On Edge-Colored Saturation Problems

Let $\mathcal{C}$ be a family of edge-colored graphs. A $t$-edge colored graph $G$ is $(\mathcal{C}, t)$-saturated if $G$ does not contain any graph in $\mathcal{C}$ but the addition of any edge in any color in $[t]$ creates a copy of some graph in $\mathcal{C}$. Similarly to classical saturation functions, define $\mathrm{sat}_t(n, \mathcal{C})$ to be the minimum number of edges in a $(\mathcal{C},t)$ saturated graph.

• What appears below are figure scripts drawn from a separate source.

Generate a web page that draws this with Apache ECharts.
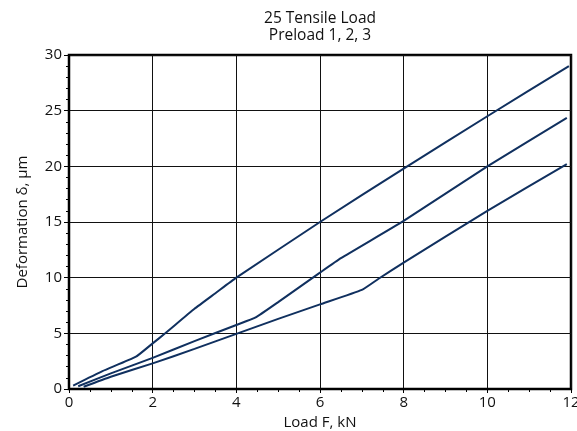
<!DOCTYPE html>
<html>
<head>
<meta charset="utf-8">
<script src="https://cdn.jsdelivr.net/npm/echarts@6/dist/echarts.min.js"></script>
<style>
html,body{margin:0;padding:0;background:#fff;}
#c{width:577px;height:431px;}
</style>
</head>
<body>
<div id="c"></div>
<script>
var titleLines = ["25 Tensile Load", "Preload 1, 2, 3"];
var xName = "Load F, kN";
var yName = "Deformation \u03b4, \u03bcm";

// Preload 1 (top curve)
var load1 = [0.1, 0.8, 1.6, 2.0, 2.3, 3.0, 3.5, 4.0, 6.0, 8.0, 10.0, 11.95];
var def1  = [0.3, 1.6, 2.9, 4.1, 5.0, 7.2, 8.6, 10.0, 15.0, 19.8, 24.5, 29.0];
// Preload 2 (middle curve)
var load2 = [0.22, 1.0, 2.0, 3.0, 4.0, 4.45, 5.0, 6.0, 6.5, 8.0, 10.0, 11.9];
var def2  = [0.25, 1.4, 2.8, 4.3, 5.75, 6.4, 7.8, 10.45, 11.75, 15.1, 20.0, 24.35];
// Preload 3 (bottom curve)
var load3 = [0.35, 1.0, 2.0, 3.0, 4.0, 5.0, 6.0, 7.0, 7.4, 8.0, 10.0, 11.9];
var def3  = [0.2, 1.1, 2.3, 3.6, 4.95, 6.3, 7.6, 8.9, 9.9, 11.35, 16.0, 20.2];

function pairs(xs, ys){ return xs.map(function(x,i){ return [x, ys[i]]; }); }

var lineColor = '#10305f';
var font = 'Open Sans';
var chart = echarts.init(document.getElementById('c'), null, {renderer:'canvas'});
function series(name, xs, ys){
  return {
    name: name, type: 'line', data: pairs(xs, ys), showSymbol: false,
    smooth: 0.15,
    lineStyle: {color: lineColor, width: 2}, animation: false
  };
}
chart.setOption({
  backgroundColor: '#fff',
  animation: false,
  textStyle: {fontFamily: font},
  title: {
    text: titleLines.join('\n'),
    left: 315, textAlign: 'center', top: 5,
    textStyle: {fontFamily: font, fontSize: 15.5, fontWeight: 'normal', color: '#111', lineHeight: 17}
  },
  grid: {left: 69, right: 6, top: 55, bottom: 42, outerBoundsMode: 'none', containLabel: false,
         show: true, borderColor: '#000', borderWidth: 2.5, backgroundColor: 'transparent'},
  xAxis: {
    type: 'value', min: 0, max: 12, interval: 2,
    name: xName, nameLocation: 'middle', nameGap: 25,
    nameTextStyle: {fontFamily: font, fontSize: 15, color: '#111'},
    axisLine: {show: true, lineStyle: {color: '#000', width: 2}},
    axisTick: {show: true, length: 4, lineStyle: {color: '#000', width: 1}},
    minorTick: {show: true, splitNumber: 4, length: 3, lineStyle: {color: '#000', width: 1}},
    axisLabel: {fontFamily: font, fontSize: 15, color: '#111', margin: 6},
    splitLine: {show: true, lineStyle: {color: '#111', width: 1}}
  },
  yAxis: {
    type: 'value', min: 0, max: 30, interval: 5,
    name: yName, nameLocation: 'middle', nameGap: 39, nameRotate: 90,
    nameTextStyle: {fontFamily: font, fontSize: 15, color: '#111'},
    axisLine: {show: true, lineStyle: {color: '#000', width: 2}},
    axisTick: {show: true, length: 5, lineStyle: {color: '#000', width: 1}},
    minorTick: {show: true, splitNumber: 5, length: 3, lineStyle: {color: '#000', width: 1}},
    axisLabel: {fontFamily: font, fontSize: 15, color: '#111', margin: 7},
    splitLine: {show: true, lineStyle: {color: '#111', width: 1}}
  },
  series: [
    series('Preload 1', load1, def1),
    series('Preload 2', load2, def2),
    series('Preload 3', load3, def3)
  ]
});
</script>
</body>
</html>
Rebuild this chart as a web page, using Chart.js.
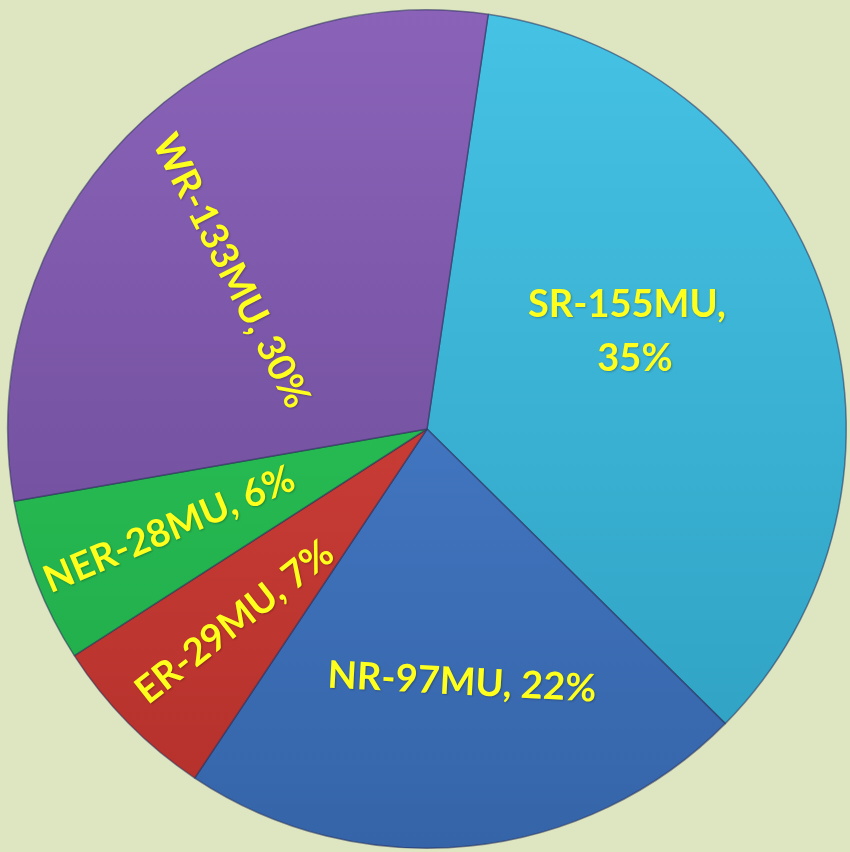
<!DOCTYPE html>
<html>
<head>
<meta charset="utf-8">
<script src="https://cdn.jsdelivr.net/npm/chart.js@4"></script>
<style>
  html, body { margin: 0; padding: 0; background: #dde6c1; }
  #wrap { width: 850px; height: 852px; }
</style>
</head>
<body>
<div id="wrap"><canvas id="pieChart"></canvas></div>
<script>
// Data
const regions = ['SR', 'NR', 'ER', 'NER', 'WR'];
const energyMU = [155, 97, 29, 28, 133];

// slice colours (top / bottom of the gradient)
const topColors = ['#45c2e4', '#4d86d6', '#dc473f', '#2ecb5c', '#8a63b8'];
const bottomColors = ['#2e9fc0', '#3564a8', '#b3302b', '#1fa848', '#674692'];

// label placement per slice: radius fraction, angle offset (deg), rotation (deg)
const labelPos = [
  { r: 0.53, off: -7.4, rot: 0 },
  { r: 0.61, off: -2, rot: 3 },
  { r: 0.65, off: -0.6, rot: -38 },
  { r: 0.66, off: 0, rot: -23 },
  { r: 0.60, off: -5.4, rot: 63 }
];

const total = energyMU.reduce((a, b) => a + b, 0);
const pct = energyMU.map(v => Math.round(v / total * 100));

function sliceGradient(context) {
  const chart = context.chart;
  const area = chart.chartArea;
  const i = context.dataIndex;
  if (!area) return topColors[i];
  const g = chart.ctx.createLinearGradient(0, area.top, 0, area.bottom);
  g.addColorStop(0, topColors[i]);
  g.addColorStop(1, bottomColors[i]);
  return g;
}

// draws the yellow labels inside the slices
const sliceLabels = {
  id: 'sliceLabels',
  afterDatasetsDraw(chart) {
    const ctx = chart.ctx;
    const meta = chart.getDatasetMeta(0);
    meta.data.forEach((arc, i) => {
      const p = arc.getProps(['x', 'y', 'startAngle', 'endAngle', 'outerRadius'], true);
      const lp = labelPos[i];
      const mid = (p.startAngle + p.endAngle) / 2 + lp.off * Math.PI / 180;
      const x = p.x + Math.cos(mid) * p.outerRadius * lp.r;
      const y = p.y + Math.sin(mid) * p.outerRadius * lp.r;
      const lines = i === 0
        ? [regions[i] + '-' + energyMU[i] + 'MU,', pct[i] + '%']
        : [regions[i] + '-' + energyMU[i] + 'MU, ' + pct[i] + '%'];
      ctx.save();
      ctx.translate(x, y);
      ctx.rotate(lp.rot * Math.PI / 180);
      ctx.font = 'bold 38px Lato';
      ctx.fillStyle = '#ffff1e';
      ctx.textAlign = 'center';
      ctx.textBaseline = 'middle';
      ctx.shadowColor = 'rgba(0,0,0,0.25)';
      ctx.shadowBlur = 2;
      ctx.shadowOffsetX = 1;
      ctx.shadowOffsetY = 1;
      const lh = 54;
      lines.forEach((t, k) => {
        ctx.fillText(t, k === 1 ? 8 : 0, (k - (lines.length - 1) / 2) * lh);
      });
      ctx.restore();
    });
  }
};

const ctx = document.getElementById('pieChart').getContext('2d');
const pieChart = new Chart(ctx, {
  type: 'pie',
  data: {
    labels: regions,
    datasets: [{
      data: energyMU,
      backgroundColor: sliceGradient,
      borderColor: 'rgba(40,45,90,0.55)',
      borderWidth: 1.5
    }]
  },
  options: {
    responsive: true,
    maintainAspectRatio: false,
    animation: false,
    rotation: 8.4,
    layout: { padding: { left: 6, right: 2, top: 9, bottom: 3 } },
    plugins: {
      legend: { display: false },
      tooltip: { enabled: false }
    }
  },
  plugins: [sliceLabels]
});
</script>
</body>
</html>
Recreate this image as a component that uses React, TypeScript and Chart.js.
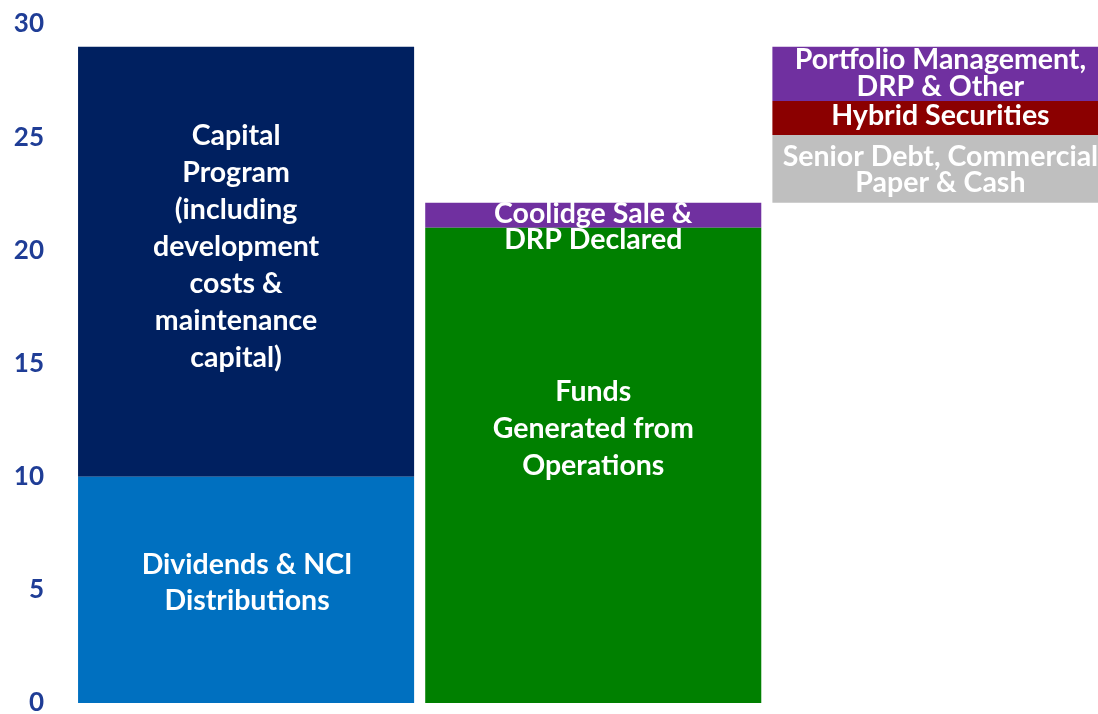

Let $\mathcal{C}_r(H)$ be the family consisting of every edge-colored copy of $H$ which uses exactly $r$ colors. In this paper we consider a variety of colored saturation problems. We determine the order of magnitude for $\mathrm{sat}_t(n, \mathcal{C}_r(K_k))$ for all $r$, showing a sharp change in behavior when $r\geq \binom{k-1}{2}+2$. A particular case of this theorem proves a conjecture of Barrus, Ferrara, Vandenbussche, and Wenger. We determine $\mathrm{sat}_t(n, \mathcal{C}_2(K_3))$ exactly and determine the extremal graphs. Additionally, we document some interesting irregularities in the colored saturation function.